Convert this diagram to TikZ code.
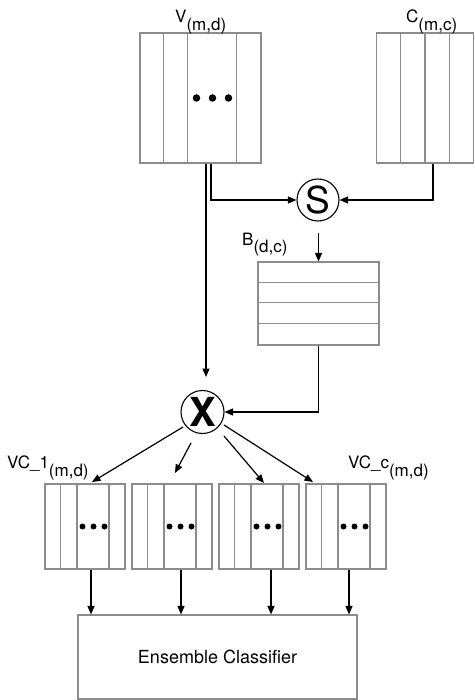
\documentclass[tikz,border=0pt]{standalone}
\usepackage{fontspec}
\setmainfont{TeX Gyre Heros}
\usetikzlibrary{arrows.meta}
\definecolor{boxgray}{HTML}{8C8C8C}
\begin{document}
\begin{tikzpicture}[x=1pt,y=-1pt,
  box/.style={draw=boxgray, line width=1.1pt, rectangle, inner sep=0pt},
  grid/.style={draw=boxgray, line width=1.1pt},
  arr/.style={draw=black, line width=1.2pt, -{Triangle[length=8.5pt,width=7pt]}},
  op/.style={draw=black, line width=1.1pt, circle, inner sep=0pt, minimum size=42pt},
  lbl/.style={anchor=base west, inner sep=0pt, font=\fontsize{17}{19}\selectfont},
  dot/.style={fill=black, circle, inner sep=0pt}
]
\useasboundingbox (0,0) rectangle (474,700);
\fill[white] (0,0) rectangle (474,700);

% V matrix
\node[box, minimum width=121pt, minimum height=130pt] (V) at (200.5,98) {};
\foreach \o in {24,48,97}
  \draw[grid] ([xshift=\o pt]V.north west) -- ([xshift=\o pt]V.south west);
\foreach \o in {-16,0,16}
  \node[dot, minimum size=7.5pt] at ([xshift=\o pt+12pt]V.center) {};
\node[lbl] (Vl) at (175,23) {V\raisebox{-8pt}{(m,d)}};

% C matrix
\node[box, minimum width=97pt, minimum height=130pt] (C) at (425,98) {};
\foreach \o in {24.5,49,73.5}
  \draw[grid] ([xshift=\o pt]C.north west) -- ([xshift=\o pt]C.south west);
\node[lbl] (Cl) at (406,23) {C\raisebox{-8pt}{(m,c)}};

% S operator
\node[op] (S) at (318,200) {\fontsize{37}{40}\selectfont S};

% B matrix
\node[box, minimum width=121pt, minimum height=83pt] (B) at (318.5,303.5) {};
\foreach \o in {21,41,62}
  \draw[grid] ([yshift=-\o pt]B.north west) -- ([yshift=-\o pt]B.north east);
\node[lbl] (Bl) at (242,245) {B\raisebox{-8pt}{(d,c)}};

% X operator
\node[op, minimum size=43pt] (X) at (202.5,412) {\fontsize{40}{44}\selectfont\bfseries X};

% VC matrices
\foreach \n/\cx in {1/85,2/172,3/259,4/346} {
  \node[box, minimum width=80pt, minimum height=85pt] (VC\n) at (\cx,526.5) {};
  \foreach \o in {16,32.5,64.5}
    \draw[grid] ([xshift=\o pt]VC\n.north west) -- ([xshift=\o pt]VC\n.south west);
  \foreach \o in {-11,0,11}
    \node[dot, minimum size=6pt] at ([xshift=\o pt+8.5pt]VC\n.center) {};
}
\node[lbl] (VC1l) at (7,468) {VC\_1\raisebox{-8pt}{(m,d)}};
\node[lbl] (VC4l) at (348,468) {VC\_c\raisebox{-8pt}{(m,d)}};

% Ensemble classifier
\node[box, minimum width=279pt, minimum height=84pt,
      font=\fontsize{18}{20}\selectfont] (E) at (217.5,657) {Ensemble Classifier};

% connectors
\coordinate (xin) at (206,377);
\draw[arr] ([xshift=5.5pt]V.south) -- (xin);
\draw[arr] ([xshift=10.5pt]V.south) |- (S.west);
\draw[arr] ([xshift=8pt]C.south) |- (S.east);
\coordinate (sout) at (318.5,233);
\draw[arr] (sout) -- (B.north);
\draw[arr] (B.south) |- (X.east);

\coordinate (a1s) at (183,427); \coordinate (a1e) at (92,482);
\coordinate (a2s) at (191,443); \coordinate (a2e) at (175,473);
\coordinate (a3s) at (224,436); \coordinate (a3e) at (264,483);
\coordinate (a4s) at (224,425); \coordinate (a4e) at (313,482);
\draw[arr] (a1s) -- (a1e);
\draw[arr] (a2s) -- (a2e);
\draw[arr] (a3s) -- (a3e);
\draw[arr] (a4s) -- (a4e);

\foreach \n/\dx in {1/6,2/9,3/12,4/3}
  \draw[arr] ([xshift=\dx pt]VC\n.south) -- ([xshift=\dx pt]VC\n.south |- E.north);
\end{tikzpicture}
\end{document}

Your task
Emit the lines of the material exactly, from its first line to the line containing "(Bl) at (242,245)", inclusive; leave every picture out.

Worked solution
Convert this diagram to TikZ code.
\documentclass[tikz,border=0pt]{standalone}
\usepackage{fontspec}
\setmainfont{TeX Gyre Heros}
\usetikzlibrary{arrows.meta}
\definecolor{boxgray}{HTML}{8C8C8C}
\begin{document}
\begin{tikzpicture}[x=1pt,y=-1pt,
  box/.style={draw=boxgray, line width=1.1pt, rectangle, inner sep=0pt},
  grid/.style={draw=boxgray, line width=1.1pt},
  arr/.style={draw=black, line width=1.2pt, -{Triangle[length=8.5pt,width=7pt]}},
  op/.style={draw=black, line width=1.1pt, circle, inner sep=0pt, minimum size=42pt},
  lbl/.style={anchor=base west, inner sep=0pt, font=\fontsize{17}{19}\selectfont},
  dot/.style={fill=black, circle, inner sep=0pt}
]
\useasboundingbox (0,0) rectangle (474,700);
\fill[white] (0,0) rectangle (474,700);

% V matrix
\node[box, minimum width=121pt, minimum height=130pt] (V) at (200.5,98) {};
\foreach \o in {24,48,97}
  \draw[grid] ([xshift=\o pt]V.north west) -- ([xshift=\o pt]V.south west);
\foreach \o in {-16,0,16}
  \node[dot, minimum size=7.5pt] at ([xshift=\o pt+12pt]V.center) {};
\node[lbl] (Vl) at (175,23) {V\raisebox{-8pt}{(m,d)}};

% C matrix
\node[box, minimum width=97pt, minimum height=130pt] (C) at (425,98) {};
\foreach \o in {24.5,49,73.5}
  \draw[grid] ([xshift=\o pt]C.north west) -- ([xshift=\o pt]C.south west);
\node[lbl] (Cl) at (406,23) {C\raisebox{-8pt}{(m,c)}};

% S operator
\node[op] (S) at (318,200) {\fontsize{37}{40}\selectfont S};

% B matrix
\node[box, minimum width=121pt, minimum height=83pt] (B) at (318.5,303.5) {};
\foreach \o in {21,41,62}
  \draw[grid] ([yshift=-\o pt]B.north west) -- ([yshift=-\o pt]B.north east);
\node[lbl] (Bl) at (242,245) {B\raisebox{-8pt}{(d,c)}};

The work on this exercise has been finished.